5. Include more data in training models

Including more data in the training and ensuring that the training system has seen the kinds of disturbances that can occur in real life are key to making speech recognition systems more robust. For example, if there are specific noises in a hospital environment or in a car environment, you want to capture these noises and use them to augment clean recorded speech. Recording speech in your users’ environments provides accurate data for training your neural networks.

Be sure you’re collecting statistically representative samples and that the noises you collect cover a wide range of disturbances that can occur in practice. If you choose only one specific type of noise, your models might be overfitted—performing very well in the presence of this noise, but failing with others.

Adding reverberation to your speech recordings can be especially challenging. You’ll need to reverberate a lot of speech samples covering a wide range of phonetic variations. The reverberation will actually smear the voice sounds for some time adding in long-term dependencies and resulting in blocks of speech sounds that will be trained into the model. Therefore, be sure to have many different blocks represented in your data.

Using algorithms like noise reduction, echo cancellation, dereverberation, and beamforming, introduces artifacts and speech degradation into the system. To make your speech systems work well with these artifacts, apply signal processing algorithms to the training data and in production.

6. Allow for interruptions and barge-ins

One of the trickiest use cases for voice recognition systems is when the system is talking and users want to interrupt, or barge-in. When the voice assistant is talking and the user wants to say something, the synthetic speech of the system will leak back into the microphone. 

As a result, the system will always hear a little portion of its own speech. When a user interrupts the system, their speech will superimpose with the residual echo of the system, confusing the voice assistant. In order to allow for voice-barge in, you have to first put echo cancellation in place. Echo cancellation makes voice user interfaces able to listen while playing music or speaking.

The purpose of echo cancellation is to remove the signal emitted by the loudspeakers after it has been distorted (e.g. reverberation, nonlinear distortion of the loudspeaker) and has travelled back to the microphone.When properly tuned, echo cancellation can attenuate most of the music or the speech that’s leaking back from the loud speaker into the microphone. 

Although you can greatly reduce the echo, it’s impossible to remove it entirely using echo cancellation technology—as residual echo will always remain. If you want to use an echo canceler for speech recognition systems, make sure it’s using linear signal processing.

You’ll also need to implement a kind of cutoff policy that tells the system to stop talking when it detects a barge-in by the user. The system must have a way of determining whether a barge-in is really a barge-in, or if someone is just sneezing or coughing in the background—in which case the system should not stop talking.

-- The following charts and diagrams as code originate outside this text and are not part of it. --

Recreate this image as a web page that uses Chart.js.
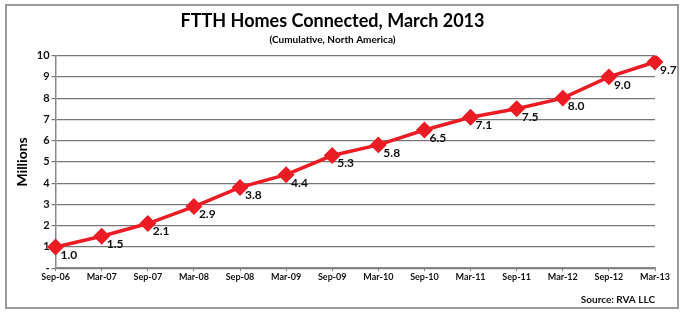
<!DOCTYPE html>
<html>
<head>
<meta charset="utf-8">
<script src="https://cdn.jsdelivr.net/npm/chart.js@4/dist/chart.umd.min.js"></script>
<style>
  html, body { margin: 0; padding: 0; background: #fff; }
  .frame { position: absolute; left: 5px; top: 4px; width: 670px; height: 301px; border: 2px solid #9a9a9a; }
  .wrap { position: absolute; left: 0; top: 0; width: 685px; height: 314px; }
</style>
</head>
<body>
<div class="frame"></div>
<div class="wrap"><canvas id="c" width="685" height="314"></canvas></div>
<script>
const labels = ['Sep-06', 'Mar-07', 'Sep-07', 'Mar-08', 'Sep-08', 'Mar-09', 'Sep-09',
                'Mar-10', 'Sep-10', 'Mar-11', 'Sep-11', 'Mar-12', 'Sep-12', 'Mar-13'];
const homes  = [1.0, 1.5, 2.1, 2.9, 3.8, 4.4, 5.3, 5.8, 6.5, 7.1, 7.5, 8.0, 9.0, 9.7];

const font = "Lato, 'Open Sans', 'DejaVu Sans', sans-serif";
const red  = '#ec1c24';

// value labels sit just below-right of each marker
const valueLabels = {
  id: 'valueLabels',
  afterDatasetsDraw(chart) {
    const ctx = chart.ctx;
    const meta = chart.getDatasetMeta(0);
    ctx.save();
    ctx.font = `bold 12px ${font}`;
    ctx.fillStyle = '#111';
    ctx.textAlign = 'left';
    ctx.textBaseline = 'middle';
    meta.data.forEach((pt, i) => {
      ctx.fillText(homes[i].toFixed(1), pt.x + 5, pt.y + 8);
    });
    ctx.restore();
  }
};

// source note bottom right
const sourceNote = {
  id: 'sourceNote',
  afterDraw(chart) {
    const ctx = chart.ctx;
    ctx.save();
    ctx.font = `bold 10px ${font}`;
    ctx.fillStyle = '#111';
    ctx.textAlign = 'right';
    ctx.textBaseline = 'middle';
    ctx.fillText('Source: RVA LLC', chart.chartArea.right, 300);
    ctx.restore();
  }
};

new Chart(document.getElementById('c'), {
  type: 'line',
  data: {
    labels,
    datasets: [{
      data: homes,
      borderColor: red,
      backgroundColor: red,
      borderWidth: 3.5,
      pointStyle: 'rectRot',
      pointRadius: 6,
      pointHoverRadius: 6,
      tension: 0,
    }],
  },
  options: {
    responsive: false,
    animation: false,
    layout: { padding: { left: 10, right: 30, top: 2, bottom: 32 } },
    plugins: {
      legend: { display: false },
      tooltip: { enabled: false },
      title: {
        display: true,
        text: 'FTTH Homes Connected, March 2013',
        color: '#000',
        font: { family: font, size: 18, weight: 'bold' },
        padding: { top: 8, bottom: 0 },
      },
      subtitle: {
        display: true,
        text: '(Cumulative, North America)',
        color: '#000',
        font: { family: font, size: 10, weight: 'bold' },
        padding: { top: 2, bottom: 10 },
      },
    },
    scales: {
      x: {
        offset: false,
        grid: { drawOnChartArea: false, drawTicks: true, tickLength: 3, color: '#888' },
        border: { color: '#888', width: 1.5 },
        ticks: { color: '#111', font: { family: font, size: 9, weight: 'bold' }, maxRotation: 0, autoSkip: false, padding: 0 },
      },
      y: {
        min: 0, max: 10,
        grid: { color: '#777', lineWidth: 1.2, tickLength: 4 },
        border: { color: '#888', width: 1.5 },
        ticks: {
          stepSize: 1,
          color: '#111',
          font: { family: font, size: 11, weight: 'bold' },
          padding: 2,
          callback: v => v === 0 ? '-' : v,
        },
        title: {
          display: true,
          text: 'Millions',
          color: '#000',
          font: { family: font, size: 14, weight: 'bold' },
          padding: { bottom: 4 },
        },
      },
    },
  },
  plugins: [valueLabels, sourceNote],
});
</script>
</body>
</html>
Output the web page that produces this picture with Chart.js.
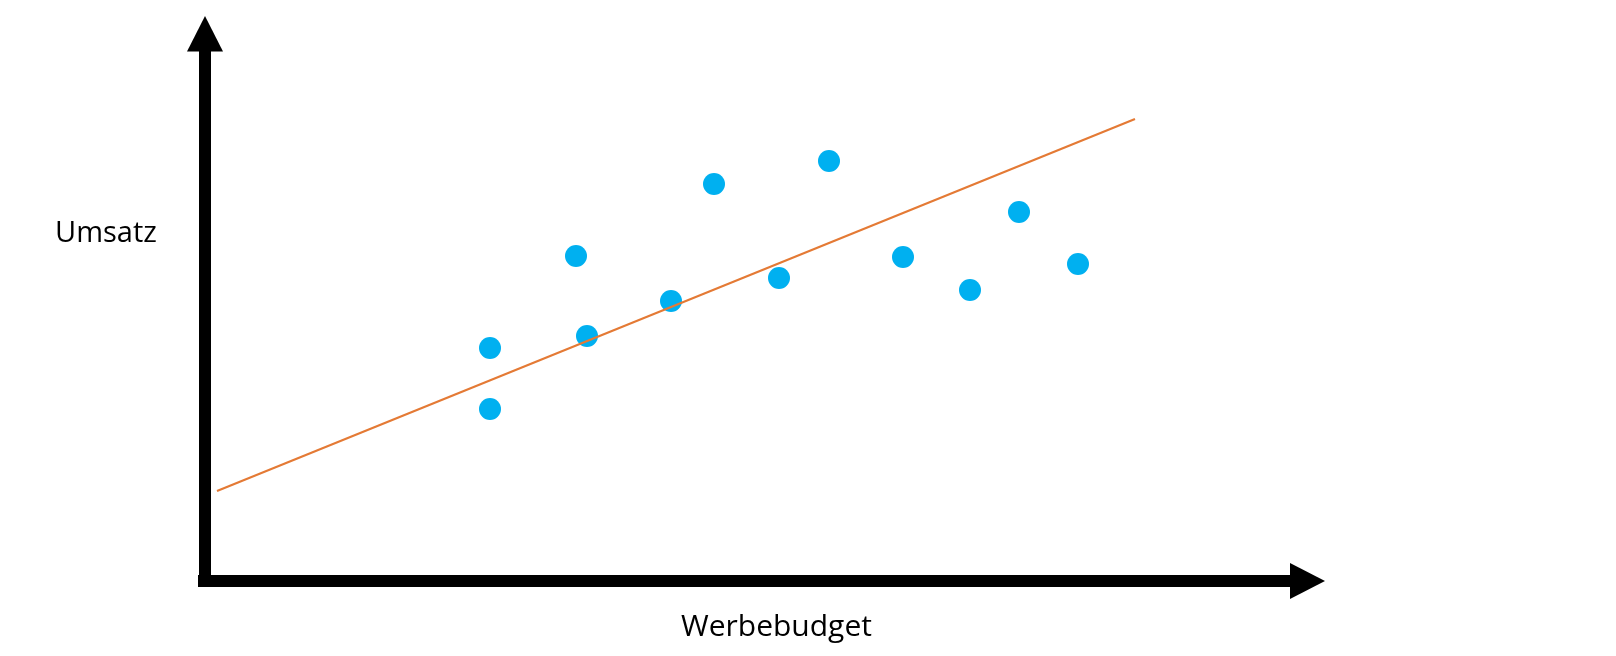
<!DOCTYPE html>
<html>
<head>
<meta charset="utf-8">
<title>Umsatz vs Werbebudget</title>
<script src="https://cdn.jsdelivr.net/npm/chart.js@4.4.1/dist/chart.umd.min.js"></script>
<style>
  html, body { margin: 0; padding: 0; background: #fff; }
  #wrap { position: relative; width: 1616px; height: 656px; overflow: hidden; }
  canvas { position: absolute; left: 0; top: 0; }
  .lbl { position: absolute; font-family: "Open Sans", sans-serif; color: #000; white-space: nowrap; line-height: 1; }
  #yLabel { left: 55px; top: 216px; font-size: 29px; }
  #xLabel { left: 681px; top: 610px; font-size: 30px; }
</style>
</head>
<body>
<div id="wrap">
  <canvas id="chart" width="1616" height="656"></canvas>
  <div class="lbl" id="yLabel">Umsatz</div>
  <div class="lbl" id="xLabel">Werbebudget</div>
</div>
<script>
// Werbebudget (x) and Umsatz (y) for each observation
const budget = [28.5, 28.5, 37.1, 38.2, 46.6, 50.9, 57.4, 62.4, 69.8, 76.5, 81.4, 87.3]
const umsatz = [23.3, 17.2, 32.5, 24.5, 28.0, 39.7, 30.3, 42.0, 32.4, 29.1, 36.9, 31.7]

// regression line end points
const trendX = [1.2, 93.0]
const trendY = [9.0, 46.2]

// where the axis arrows end (tips), in data units
const axisTipX = 112
const axisTipY = 56.5

const points = budget.map((x, i) => ({ x: x, y: umsatz[i] }))
const trend = trendX.map((x, i) => ({ x: x, y: trendY[i] }))

// draws the two black arrows through the origin
const arrowAxes = {
  id: 'arrowAxes',
  beforeDatasetsDraw(chart) {
    const ctx = chart.ctx
    const xs = chart.scales.x
    const ys = chart.scales.y
    const ox = xs.getPixelForValue(0)
    const oy = ys.getPixelForValue(0)
    const tipX = xs.getPixelForValue(axisTipX)
    const tipY = ys.getPixelForValue(axisTipY)
    const half = 6      // half the shaft thickness
    const headLen = 35
    const headHalf = 18

    ctx.save()
    ctx.fillStyle = '#000'
    // horizontal shaft + head
    ctx.fillRect(ox - half - 1, oy - half, tipX - headLen - (ox - half - 1), half * 2)
    ctx.beginPath()
    ctx.moveTo(tipX - headLen, oy - headHalf)
    ctx.lineTo(tipX, oy)
    ctx.lineTo(tipX - headLen, oy + headHalf)
    ctx.closePath()
    ctx.fill()
    // vertical shaft + head
    ctx.fillRect(ox - half, tipY + headLen, half * 2, oy + half - (tipY + headLen))
    ctx.beginPath()
    ctx.moveTo(ox - headHalf, tipY + headLen + 0.5)
    ctx.lineTo(ox, tipY)
    ctx.lineTo(ox + headHalf, tipY + headLen + 0.5)
    ctx.closePath()
    ctx.fill()
    ctx.restore()
  }
}

new Chart(document.getElementById('chart'), {
  type: 'scatter',
  data: {
    datasets: [
      {
        label: 'Trend',
        data: trend,
        showLine: true,
        borderColor: '#E47A35',
        borderWidth: 2.2,
        pointRadius: 0,
        pointHoverRadius: 0,
        clip: false,
        order: 0
      },
      {
        label: 'Beobachtungen',
        data: points,
        backgroundColor: '#00B0F0',
        borderWidth: 0,
        pointRadius: 11,
        pointHoverRadius: 11,
        clip: false,
        order: 1
      }
    ]
  },
  options: {
    responsive: false,
    animation: false,
    layout: { padding: 0, autoPadding: false },
    plugins: {
      legend: { display: false },
      tooltip: { enabled: false }
    },
    scales: {
      x: { type: 'linear', display: false, min: -20.5, max: 141.1 },
      y: { type: 'linear', display: false, min: -7.5, max: 58.1 }
    }
  },
  plugins: [arrowAxes]
})
</script>
</body>
</html>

One option is to implement a system where the voice assistant stops talking when it detects the barge-in, but then goes back and picks up where it left off, if it finds that no one was actually speaking. 

Why do voice assistants still mis-recognize speech so frequently?

Even if you’ve put all the signal processing in place, you’ve done a really great job training acoustic models with augmentation—with all kinds of distortions and disturbances—you still might not see good performance in the end.

Why is that? Speech is fuzzy, it’s vague, and It can be ambiguous. What we need in order to make sense of speech is context. Context helps us resolve difficulties in understanding.

Imagine a child at the age of about eight who is able to understand pretty much everything that grown-ups say, but not from a meaning perspective. At that age, they don’t have the context or the mental concepts of what is being talked about. If the conversation is about politics, for example, children will understand the individual words, but not the meaning.